Mexican grandfather wins U.S. deportation delay with clergy's aid

NEW YORK (Reuters) - A Mexican man who has lived in the United States illegally for 26 years won a two-month reprieve from deportation on Friday after a Roman Catholic cardinal in New Jersey and other faith leaders rallied behind him.

Catalino Guerrero, a 59-year-old grandfather who lives in Union City, New Jersey, is fighting U.S. Immigration and Customs Enforcement to stay in the country after facing intensified deportation efforts in the months since President Donald Trump took office, the archbishop of Newark said in a statement.

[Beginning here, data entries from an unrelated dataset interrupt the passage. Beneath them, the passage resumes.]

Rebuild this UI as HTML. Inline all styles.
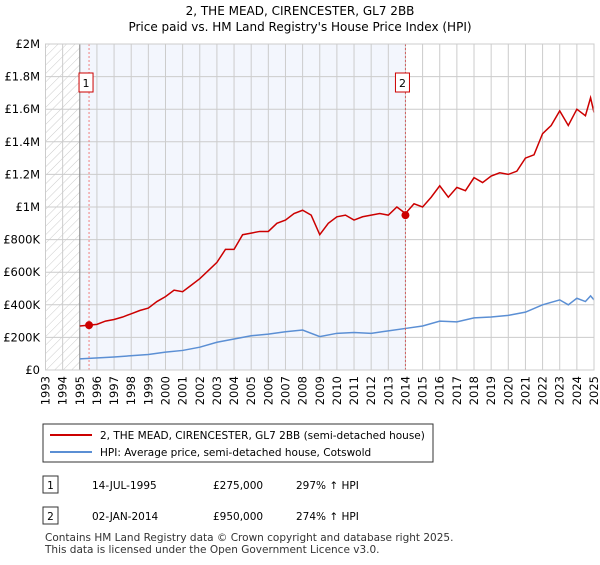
<!DOCTYPE html>
<html><head><meta charset="utf-8"><style>
body{margin:0;background:#fff;font-family:"Liberation Sans","DejaVu Sans",sans-serif;}
svg text{font-family:"DejaVu Sans","Liberation Sans",sans-serif;}
</style></head><body>
<svg width="600" height="560" viewBox="0 0 600 560" xmlns="http://www.w3.org/2000/svg">
<defs><pattern id="hatch" width="6" height="6" patternUnits="userSpaceOnUse" patternTransform="rotate(45)"><line x1="0" y1="0" x2="0" y2="6" stroke="#ccc" stroke-width="1"/></pattern></defs>
<text x="300" y="15" text-anchor="middle" font-size="12">2, THE MEAD, CIRENCESTER, GL7 2BB</text>
<text x="300" y="31" text-anchor="middle" font-size="12">Price paid vs. HM Land Registry's House Price Index (HPI)</text>
<g id="plot"></g>
<rect x="43" y="424" width="390" height="38" fill="#fff" stroke="#333"/>
<line x1="50" y1="435" x2="92" y2="435" stroke="#cc0000" stroke-width="2"/>
<text x="100" y="439" font-size="10.5">2, THE MEAD, CIRENCESTER, GL7 2BB (semi-detached house)</text>
<line x1="50" y1="452" x2="92" y2="452" stroke="#5b8fd4" stroke-width="2"/>
<text x="100" y="456" font-size="10.5">HPI: Average price, semi-detached house, Cotswold</text>
<rect x="43" y="476" width="15" height="17" fill="#fff" stroke="#333"/>
<text x="50.5" y="489" text-anchor="middle" font-size="10.5">1</text>
<text x="92" y="489" font-size="10.5">14-JUL-1995</text>
<text x="213" y="489" font-size="10.5">£275,000</text>
<text x="296" y="489" font-size="10.5">297% ↑ HPI</text>
<rect x="43" y="507" width="15" height="17" fill="#fff" stroke="#333"/>
<text x="50.5" y="520" text-anchor="middle" font-size="10.5">2</text>
<text x="92" y="520" font-size="10.5">02-JAN-2014</text>
<text x="213" y="520" font-size="10.5">£950,000</text>
<text x="296" y="520" font-size="10.5">274% ↑ HPI</text>
<text x="45" y="541" font-size="10.5" fill="#333">Contains HM Land Registry data © Crown copyright and database right 2025.</text>
<text x="45" y="553" font-size="10.5" fill="#333">This data is licensed under the Open Government Licence v3.0.</text>
</svg>
<script>
const priceYears=[1995,1995.54,1996,1996.5,1997,1997.5,1998,1998.5,1999,1999.5,2000,2000.5,2001,2001.5,2002,2002.5,2003,2003.5,2004,2004.5,2005,2005.5,2006,2006.5,2007,2007.5,2008,2008.5,2009,2009.5,2010,2010.5,2011,2011.5,2012,2012.5,2013,2013.5,2014,2014.5,2015,2015.5,2016,2016.5,2017,2017.5,2018,2018.5,2019,2019.5,2020,2020.5,2021,2021.5,2022,2022.5,2023,2023.5,2024,2024.5,2024.8,2025];
const priceValues=[270,275,280,300,310,325,345,365,380,420,450,490,480,520,560,610,660,740,740,830,840,850,850,900,920,960,980,950,830,900,940,950,920,940,950,960,950,1000,960,1020,1000,1060,1130,1060,1120,1100,1180,1150,1190,1210,1200,1220,1300,1320,1450,1500,1590,1500,1600,1560,1670,1580];
const hpiYears=[1995,1997,1999,2000,2001,2002,2003,2004,2005,2006,2007,2008,2009,2010,2011,2012,2013,2014,2015,2016,2017,2018,2019,2020,2021,2022,2023,2023.5,2024,2024.5,2024.8,2025];
const hpiValues=[68,80,95,110,120,140,170,190,210,220,235,245,205,225,230,225,240,255,270,300,295,320,325,335,355,400,430,400,440,420,455,430];
const saleYears=[1995.54,2014.0];
const saleValues=[275,950];
const yTicks=[0,200,400,600,800,1000,1200,1400,1600,1800,2000];
const yTickLabels=["£0","£200K","£400K","£600K","£800K","£1M","£1.2M","£1.4M","£1.6M","£1.8M","£2M"];
const xTicks=[];for(let y=1993;y<=2025;y++)xTicks.push(y);

const X0=45.5,X1=594,Y0=370,Y1=44;
const sx=y=>X0+(y-1993)/(2025-1993)*(X1-X0);
const sy=v=>Y0-v/2000*(Y0-Y1);
const NS="http://www.w3.org/2000/svg";
const g=document.getElementById('plot');
function mk(t,a,p){const e=document.createElementNS(NS,t);for(const k in a)e.setAttribute(k,a[k]);(p||g).appendChild(e);return e;}
let r=mk('rect',{x:sx(1995),y:Y1,width:sx(2014)-sx(1995),height:Y0-Y1,fill:'#f3f6fd'});


r=mk('rect',{x:X0,y:Y1,width:sx(1995)-X0,height:Y0-Y1,fill:'url(#hatch)'});


yTicks.forEach((v,i)=>{
 const l=mk('line',{x1:X0,x2:X1,y1:sy(v),y2:sy(v),stroke:'#ccc'});
 
 
 const t=mk('text',{x:40,y:sy(v)+4,'text-anchor':'end','font-size':'11.5'});t.textContent=yTickLabels[i];
 
 
});
xTicks.forEach(y=>{
 const l=mk('line',{x1:sx(y),x2:sx(y),y1:Y1,y2:Y0,stroke:'#ccc'});
 
 
 const t=mk('text',{x:0,y:0,'text-anchor':'end','font-size':'11.5',transform:`translate(${sx(y)+4},${Y0+6}) rotate(-90)`});t.textContent=y;
 
 
});
let ax=mk('line',{x1:sx(1995),x2:sx(1995),y1:Y1,y2:Y0,stroke:'#888'});


const hp=mk('polyline',{points:hpiYears.map((y,i)=>sx(y)+','+sy(hpiValues[i])).join(' '),fill:'none',stroke:'#5b8fd4','stroke-width':1.5});


const pp=mk('polyline',{points:priceYears.map((y,i)=>sx(y)+','+sy(priceValues[i])).join(' '),fill:'none',stroke:'#cc0000','stroke-width':1.5});


saleYears.forEach((y,i)=>{
 const l=mk('line',{x1:sx(y),x2:sx(y),y1:Y1,y2:Y0,stroke:i?'#d06060':'#f08080','stroke-dasharray':'2,2'});
 
 
 const c=mk('circle',{cx:sx(y),cy:sy(saleValues[i]),r:4,fill:'#cc0000'});
 
 
 const b=mk('rect',{x:sx(y)-10,y:73,width:14,height:19,fill:'#fff',stroke:'#cc0000'});
 
 
 const t=mk('text',{x:sx(y)-3,y:87,'text-anchor':'middle','font-size':'11'});t.textContent=i+1;
 
 
});
let br=mk('rect',{x:X0,y:Y1,width:X1-X0,height:Y0-Y1,fill:'none',stroke:'#ccc'});


</script>
</body></html>
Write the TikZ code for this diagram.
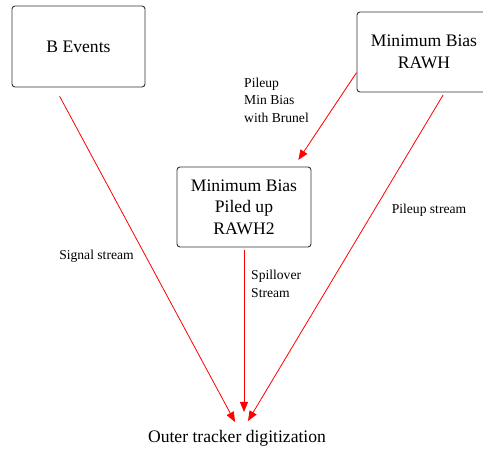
\documentclass[tikz,border=0pt]{standalone}
\usepackage{fontspec}
\setmainfont{Liberation Serif}
\usepackage{tikz}
\usetikzlibrary{arrows.meta}
\definecolor{boxline}{HTML}{333333}
\definecolor{streamred}{HTML}{FF0000}

\begin{document}
\begin{tikzpicture}[x=1pt,y=-1pt,>={Triangle[length=10pt,width=8pt]},
        box/.style={draw=boxline,rounded corners=3pt,line width=0.9pt,align=center,font=\fontsize{17.6}{21.5}\selectfont},
        lbl/.style={inner sep=0pt,align=left,font=\fontsize{13.6}{17.5}\selectfont},
        flow/.style={->,draw=streamred,line width=0.8pt}]
        \clip (0,0) rectangle (483,449);
        \node[box,minimum width=133pt,minimum height=81pt] (b) at (78.5,46.5) {B Events};
        \node[box,minimum width=134pt,minimum height=80pt] (m) at (424,52) {Minimum Bias\\RAWH};
        \node[box,minimum width=134pt,minimum height=80pt] (p) at (244,207) {Minimum Bias\\Piled up\\RAWH2};
        \node[inner sep=0pt,anchor=base,font=\fontsize{17.6}{21.5}\selectfont] (o) at (237,443) {Outer tracker digitization};
        % arrows stop just above the digitization label
        \coordinate (oL) at (235,422);
        \coordinate (oM) at (244,412);
        \coordinate (oR) at (248,421);
        \node[lbl] (sig) at (96.5,256) {Signal stream};
        \node[lbl] (pil) at (429,210) {Pileup stream};
        \node[lbl,anchor=west] (spl) at (251,284) {Spillover\\Stream};
        \node[lbl,anchor=west] (brn) at (244,100) {Pileup\\Min Bias\\with Brunel};
        \draw[flow,shorten <=10pt] (b.240) -- (oL);
        \draw[flow,shorten >=8pt] (m.197) -- (p.39);
        \draw[flow,shorten <=3pt] (m.297) -- (oR);
        \draw[flow,shorten <=3pt] (p.south) -- (oM);
      \end{tikzpicture}
\end{document}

Guerrero asked for a year's stay of removal at a hearing in Newark on Friday. Instead of being detained and deported immediately, Guerrero was released to his family until a new hearing scheduled for May 22, Cesar Martin Estela, his attorney, said.

If the stay is granted, Estela said the next step would be filing a visa application for Guerrero and then for permanent residency.

Trump campaigned on a promise to build a wall along the U.S.-Mexico border and enact sweeping deportation measures. He recently broadened the categories of people who could be targeted for immigration enforcement to anyone who had been charged with a crime.

Guerrero, who fled crime and lack of employment opportunities in his native Puebla, Mexico in 1991, has remained employed and law-abiding during his time in the United States, the archdiocese said.

Guerrero, who had long sought a path to U.S. citizenship, was contacted by immigration officials in February and ordered to surrender his passport in March, the archdiocese said.

U.S. immigration officials could not immediately be reached for comment. Guerrero also could not be reached.

Archbishop Joseph Tobin, who was appointed a cardinal by Pope Francis in January, has rallied in support of Guerrero. Tobin and other local religious leaders, including an Episcopal church reverend and a rabbi, said Guerrero was unfairly targeted.

"As faith leaders, we are called to recognize and underscore the humanity and dignity of every single individual as a unique person and, at the same time, resist any attempts to demonize or characterize refugees as sinister, faceless threats," Tobin said in a statement.

Guerrero has also attracted the support of New Jersey U.S. Senator Robert Menendez, a Democrat.

On Friday, Menendez joined Tobin and immigrant rights activists in a protest in Newark against Guerrero's deportation.

"I will continue to monitor Mr. Guerrero's case and continue the fight to fix our broken immigration system, so that people like Mr. Guerrero can find a pathway to citizenship and ICE can focus on the real 'bad hombres,'" Menendez told reporters at the rally, echoing a phrase Trump has used to describe some illegal immigrants.